I watched as he crouched down, lifted up yet another branch to show me, then he dropped it and quickly searched for another. I thought of his low muscle tone and how beneficial this was to him. Not to mention all the sensory input. Oh, that special needs mom brain is always kicking in!
But it wasn’t just Wil benefitting, I was too. I breathed in the fresh, crisp air and enjoyed this moment for what it was; simple, beautiful, perfect. There is little that compares to the gifts nature gives by purely being what it is.
As far as Wil has come, I realized how far I have come right along with him. This road to acceptance is not a point to point destination. It’s a continuous road. Sure I can say I accept Down syndrome fully, but it’s not that simple.
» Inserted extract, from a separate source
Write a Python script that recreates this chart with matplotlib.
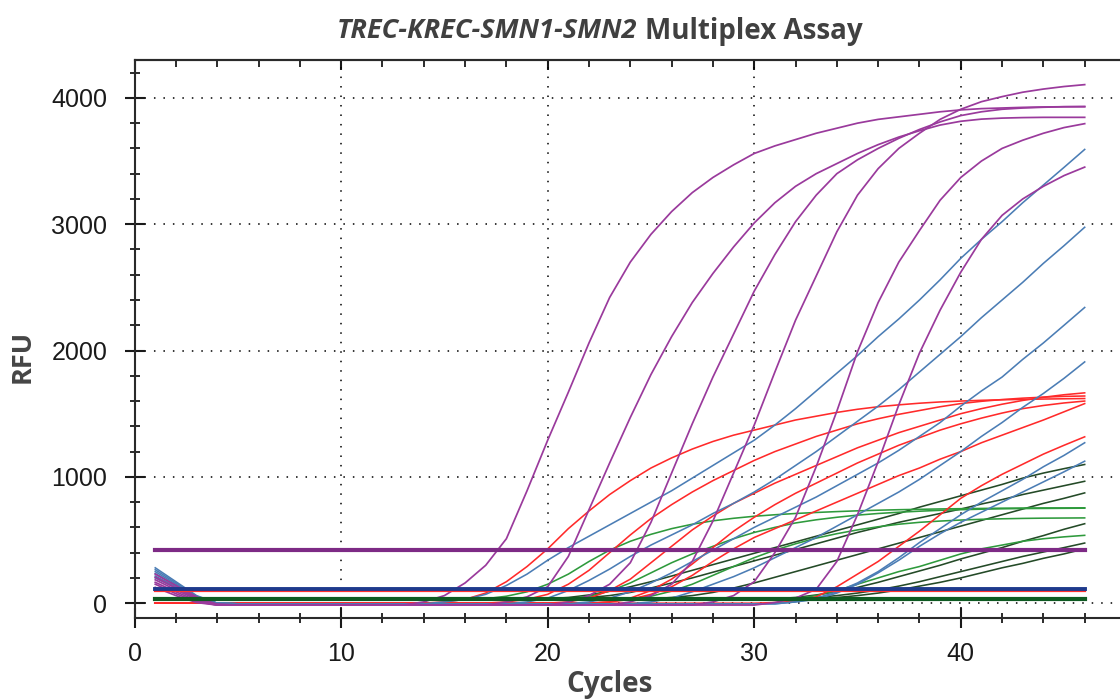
import numpy as np
import matplotlib.pyplot as plt
from matplotlib.ticker import MultipleLocator

# cycle numbers 1..46
cycles = list(range(1, 47))

# purple (SMN1) curves
purple_1 = [230, 140, 50, -10, -15, -15, -15, -15, -15, -15, -15, -15, -15,
            10, 60, 160, 300, 510, 890, 1290, 1670, 2060, 2420, 2700, 2920, 3100, 3250, 3370, 3470, 3560,
            3620, 3670, 3720, 3760, 3800, 3830, 3850, 3870, 3890, 3905, 3915, 3920, 3925, 3928, 3930, 3930]
purple_2 = [205, 120, 40, -10, -15, -15, -15, -15, -15, -15, -15, -15, -15, -15, -15, -15, -15,
            10, 50, 130, 370, 740, 1110, 1470, 1810, 2110, 2380, 2610, 2820, 3010, 3170, 3300, 3400,
            3480, 3560, 3630, 3690, 3740, 3785, 3815, 3832, 3840, 3844, 3846, 3846, 3846]
purple_3 = [185, 105, 30, -10, -15, -15, -15, -15, -15, -15, -15, -15, -15, -15, -15, -15, -15, -15, -15, -15,
            10, 60, 150, 320, 640, 1030, 1420, 1790, 2130, 2470, 2760, 3020, 3230, 3400, 3510, 3600,
            3680, 3750, 3810, 3860, 3890, 3910, 3920, 3926, 3930, 3932]
purple_4 = [165, 90, 20, -15, -15, -15, -15, -15, -15, -15, -15, -15, -15, -15, -15, -15, -15, -15, -15, -15,
            -15, -15, -15, 10, 60, 150, 330, 650, 1030, 1410, 1830, 2240, 2590, 2940, 3230, 3440, 3600,
            3720, 3830, 3910, 3970, 4010, 4045, 4070, 4090, 4105]
purple_5 = [150, 75, 12, -15, -15, -15, -15, -15, -15, -15, -15, -15, -15, -15, -15, -15, -15, -15, -15, -15,
            -15, -15, -15, -15, -15, -15, -15, 10, 60, 170, 400, 680, 1080, 1520, 1990, 2380, 2700, 2950,
            3190, 3370, 3500, 3600, 3665, 3720, 3765, 3796]
purple_6 = [125, 60, 5, -15, -15, -15, -15, -15, -15, -15, -15, -15, -15, -15, -15, -15, -15, -15, -15, -15,
            -15, -15, -15, -15, -15, -15, -15, -15, -15, -15, 5, 40, 110, 330, 700, 1120, 1570, 1980, 2320,
            2620, 2880, 3070, 3200, 3300, 3385, 3452]

# blue (TREC) curves
blue_1 = [280, 170, 60, 0, -5, -5, -5, -5, -5, -5, -5, -5, -5, -5,
          10, 30, 70, 140, 230, 340, 440, 530, 620, 710, 800, 890, 990, 1090, 1190, 1290, 1410, 1540,
          1680, 1820, 1960, 2110, 2250, 2400, 2560, 2730, 2880, 3020, 3170, 3310, 3450, 3592]
blue_2 = [265, 160, 55, 0, -5, -5, -5, -5, -5, -5, -5, -5, -5, -5, -5, -5, -5, -5,
          10, 40, 100, 180, 270, 370, 460, 540, 620, 710, 790, 880, 980, 1090, 1200, 1320, 1440, 1560,
          1690, 1830, 1970, 2110, 2260, 2400, 2540, 2690, 2830, 2976]
blue_3 = [250, 150, 50, 0, -5, -5, -5, -5, -5, -5, -5, -5, -5, -5, -5, -5, -5, -5, -5, -5, -5,
          10, 40, 90, 160, 240, 330, 420, 510, 600, 680, 760, 840, 930, 1020, 1110, 1210, 1320, 1430,
          1560, 1680, 1790, 1930, 2060, 2200, 2341]
blue_4 = [235, 140, 45, 0, -5, -5, -5, -5, -5, -5, -5, -5, -5, -5, -5, -5, -5, -5, -5, -5, -5, -5, -5, -5,
          10, 40, 90, 150, 210, 280, 360, 440, 520, 610, 700, 790, 880, 980, 1090, 1200, 1320, 1430,
          1550, 1660, 1780, 1910]
blue_5 = [215, 130, 40, 0, -5, -5, -5, -5, -5, -5, -5, -5, -5, -5, -5, -5, -5, -5, -5, -5, -5, -5, -5, -5,
          -5, -5, -5, -5, -5, -5, -5, 10, 40, 90, 160, 250, 360, 480, 590, 700, 800, 890, 980, 1080,
          1170, 1270]
blue_6 = [200, 120, 35, 0, -5, -5, -5, -5, -5, -5, -5, -5, -5, -5, -5, -5, -5, -5, -5, -5, -5, -5, -5, -5,
          -5, -5, -5, -5, -5, -5, -5, 10, 30, 80, 150, 240, 340, 450, 550, 640, 720, 800, 880, 960,
          1040, 1124]

# red (KREC) curves
red_1 = [0, 0, 0, 0, 0, 0, 0, 0, 0, 0, 0, 0, 0, 0,
         10, 30, 80, 170, 290, 430, 590, 730, 860, 970, 1070, 1150, 1220, 1280, 1330, 1370, 1410, 1450,
         1480, 1510, 1535, 1555, 1570, 1583, 1593, 1600, 1606, 1610, 1613, 1616, 1618, 1620]
red_2 = [0, 0, 0, 0, 0, 0, 0, 0, 0, 0, 0, 0, 0, 0, 0, 0, 0,
         10, 30, 70, 150, 260, 400, 540, 670, 780, 880, 970, 1050, 1130, 1200, 1260, 1320, 1370, 1420,
         1460, 1495, 1525, 1555, 1580, 1598, 1612, 1623, 1631, 1637, 1640]
red_3 = [0, 0, 0, 0, 0, 0, 0, 0, 0, 0, 0, 0, 0, 0, 0, 0, 0, 0, 0, 0,
         10, 40, 100, 190, 320, 450, 580, 690, 790, 870, 950, 1020, 1090, 1160, 1230, 1290, 1350, 1400,
         1450, 1500, 1540, 1575, 1605, 1630, 1650, 1665]
red_4 = [0, 0, 0, 0, 0, 0, 0, 0, 0, 0, 0, 0, 0, 0, 0, 0, 0, 0, 0, 0, 0, 0,
         10, 30, 70, 130, 220, 330, 430, 520, 590, 660, 730, 800, 870, 940, 1010, 1070, 1140, 1200,
         1270, 1330, 1390, 1450, 1515, 1580]
red_5 = [0, 0, 0, 0, 0, 0, 0, 0, 0, 0, 0, 0, 0, 0, 0, 0, 0, 0, 0, 0, 0, 0, 0, 0, 0, 0, 0, 0, 0, 0, 5,
         15, 50, 130, 230, 330, 450, 570, 700, 830, 930, 1020, 1100, 1180, 1250, 1317]
red_6 = [0, 0, 0, 0, 0, 0, 0, 0, 0, 0, 0, 0, 0, 0, 0, 0, 0, 0, 0, 0, 0, 0,
         10, 40, 100, 190, 310, 440, 570, 680, 780, 870, 950, 1030, 1110, 1180, 1250, 1310, 1370, 1420,
         1465, 1505, 1540, 1565, 1585, 1600]

# green (SMN2) curves
green_1 = [25, 25, 25, 25, 25, 25, 25, 25, 25, 25, 25, 25, 25, 25, 25, 25,
           35, 55, 90, 150, 230, 330, 420, 490, 545, 590, 625, 652, 672, 688, 700, 710, 718, 725, 731,
           736, 740, 743, 746, 748, 750, 752, 753, 754, 754, 755]
green_2 = [25, 25, 25, 25, 25, 25, 25, 25, 25, 25, 25, 25, 25, 25, 25, 25, 25, 25, 25, 25,
           35, 55, 95, 160, 240, 320, 390, 450, 510, 560, 600, 635, 660, 680, 697, 710, 720, 728, 735,
           740, 744, 747, 749, 750, 751, 752]
green_3 = [25, 25, 25, 25, 25, 25, 25, 25, 25, 25, 25, 25, 25, 25, 25, 25, 25, 25, 25, 25, 25, 25, 25,
           35, 55, 95, 150, 220, 290, 360, 420, 470, 515, 550, 580, 605, 625, 640, 650, 658, 664, 668,
           671, 673, 674, 675]
green_4 = [25, 25, 25, 25, 25, 25, 25, 25, 25, 25, 25, 25, 25, 25, 25, 25, 25, 25, 25, 25, 25, 25, 25,
           25, 25, 25, 25, 25, 25, 25, 25, 35, 60, 100, 150, 200, 250, 290, 340, 390, 430, 460, 490, 510,
           525, 537]

# dark green curves
dkgreen_1 = [30, 30, 30, 30, 30, 30, 30, 30, 30, 30, 30, 30, 30, 30, 30, 30, 30, 30, 30,
             35, 45, 65, 95, 130, 170, 215, 260, 305, 350, 395, 440, 485, 530, 575, 620, 665, 710, 760,
             805, 850, 895, 940, 990, 1030, 1065, 1098]
dkgreen_2 = [30, 30, 30, 30, 30, 30, 30, 30, 30, 30, 30, 30, 30, 30, 30, 30, 30, 30, 30, 30,
             35, 45, 60, 85, 120, 160, 200, 245, 290, 335, 380, 425, 470, 515, 560, 600, 640, 675, 710,
             745, 785, 820, 860, 895, 930, 965]
dkgreen_3 = [30, 30, 30, 30, 30, 30, 30, 30, 30, 30, 30, 30, 30, 30, 30, 30, 30, 30, 30, 30, 30, 30, 30, 30,
             35, 45, 60, 85, 120, 160, 205, 250, 295, 340, 385, 430, 475, 520, 565, 610, 655, 700, 745,
             790, 830, 873]
dkgreen_4 = [30, 30, 30, 30, 30, 30, 30, 30, 30, 30, 30, 30, 30, 30, 30, 30, 30, 30, 30, 30, 30, 30, 30, 30,
             30, 30, 30, 30, 30, 30, 35, 45, 65, 90, 125, 165, 210, 255, 300, 350, 395, 440, 490, 535,
             585, 629]
dkgreen_5 = [30, 30, 30, 30, 30, 30, 30, 30, 30, 30, 30, 30, 30, 30, 30, 30, 30, 30, 30, 30, 30, 30, 30, 30,
             30, 30, 30, 30, 30, 30, 30, 35, 45, 60, 80, 105, 135, 170, 210, 250, 290, 330, 370, 405,
             440, 476]
dkgreen_6 = [30, 30, 30, 30, 30, 30, 30, 30, 30, 30, 30, 30, 30, 30, 30, 30, 30, 30, 30, 30, 30, 30, 30, 30,
             30, 30, 30, 30, 30, 30, 30, 30, 35, 45, 60, 80, 105, 135, 165, 200, 240, 280, 315, 355,
             390, 430]

# threshold levels
thr_purple = 420
thr_blue = 115
thr_red = 100
thr_green = 35

PURPLE = '#9a3a9c'
BLUE = '#4b7db5'
RED = '#ff2a2a'
GREEN = '#2e9a3c'
DKGREEN = '#244a27'

fig = plt.figure(figsize=(11.2, 7), dpi=100)
ax = fig.add_axes([134.6 / 1120, 1 - 617.7 / 700, (1126 - 134.6) / 1120, (617.7 - 60) / 700])

lw = 1.15
for s in [dkgreen_1, dkgreen_2, dkgreen_3, dkgreen_4, dkgreen_5, dkgreen_6]:
    ax.plot(cycles, s, color=DKGREEN, lw=lw)
for s in [green_1, green_2, green_3, green_4]:
    ax.plot(cycles, s, color=GREEN, lw=lw)
for s in [red_1, red_2, red_3, red_4, red_5, red_6]:
    ax.plot(cycles, s, color=RED, lw=lw)
for s in [blue_1, blue_2, blue_3, blue_4, blue_5, blue_6]:
    ax.plot(cycles, s, color=BLUE, lw=lw)
for s in [purple_1, purple_2, purple_3, purple_4, purple_5, purple_6]:
    ax.plot(cycles, s, color=PURPLE, lw=1.25)

# threshold lines
x_thr = [cycles[0], cycles[-1]]
ax.plot(x_thr, [thr_green, thr_green], color='#0e5a22', lw=3.0)
ax.plot(x_thr, [thr_red, thr_red], color='#ff3030', lw=1.6)
ax.plot(x_thr, [thr_blue, thr_blue], color='#1e3a8c', lw=2.8)
ax.plot(x_thr, [thr_purple, thr_purple], color='#7d2a85', lw=3.0)

ax.set_xlim(0, 48)
ax.set_ylim(-115, 4300)

ax.xaxis.set_major_locator(MultipleLocator(10))
ax.xaxis.set_minor_locator(MultipleLocator(2))
ax.yaxis.set_major_locator(MultipleLocator(1000))
ax.yaxis.set_minor_locator(MultipleLocator(200))

ax.grid(which='major', color='black', lw=1.1, linestyle=(0, (1, 5.2)))
ax.set_axisbelow(True)

for side in ['left', 'bottom', 'top']:
    ax.spines[side].set_color('#2a2a2a')
    ax.spines[side].set_linewidth(1.5)
ax.spines['right'].set_visible(False)

ax.tick_params(which='major', direction='inout', length=14.4, width=1.5, color='#1a1a1a',
               labelsize=18, labelcolor='#1a1a1a')
ax.tick_params(which='minor', direction='inout', length=7.5, width=1.3, color='#1a1a1a')
ax.tick_params(axis='x', which='major', pad=10.2)
ax.tick_params(axis='y', which='major', pad=12.5)
for lab in ax.get_xticklabels() + ax.get_yticklabels():
    lab.set_family('Liberation Sans')

top = ax.secondary_xaxis('top')
top.xaxis.set_major_locator(MultipleLocator(10))
top.xaxis.set_minor_locator(MultipleLocator(2))
top.tick_params(which='major', direction='in', length=7.5, width=1.5, color='#1a1a1a', labeltop=False)
top.tick_params(which='minor', direction='in', length=5, width=1.3, color='#1a1a1a')
top.spines['top'].set_color('#2a2a2a')
top.spines['top'].set_linewidth(1.5)

# titles and axis labels
fig.text(637 / 1120, 1 - 38.5 / 700, 'TREC-KREC-SMN1-SMN2', family='Open Sans', weight='bold',
         style='italic', size=19.5, color='#404040', ha='right', va='baseline')
fig.text(645 / 1120, 1 - 38.5 / 700, 'Multiplex Assay', family='Open Sans', weight='bold',
         size=20, color='#404040', ha='left', va='baseline')
fig.text(23 / 1120, 1 - 356 / 700, 'RFU', family='Open Sans', weight='bold', size=19.5,
         color='#454545', rotation=90, ha='center', va='center')
fig.text(610 / 1120, 1 - 691.7 / 700, 'Cycles', family='Open Sans', weight='bold', size=20,
         color='#454545', ha='center', va='baseline')

fig.savefig('out.png', dpi=100)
If acceptance is accepting a person completely as they are, then it can not be a static thing. We are always evolving, so our level of acceptance must be too.
Today when I felt a pang of sadness for Wil when he could not climb the tree like his sisters, I won’t see it the same way next tomorrow. We will both have moved on to a new adventure and we will again circle back to that tree for another attempt but at a different level. Each time he will be a step closer. One of these days he will climb that tree, and we will celebrate it all the more for the adventure it took to get there. And with each attempt I will have learned something new right along with him.
As Wil hoisted up the biggest branch yet, he exaggeratedly grunted and then giggled as he wobbled from foot to foot showing off his latest find.
“Take a picture of this one, Mom!” It was barely 9AM and we already were experiencing the greatest of adventures right in our very own back yard.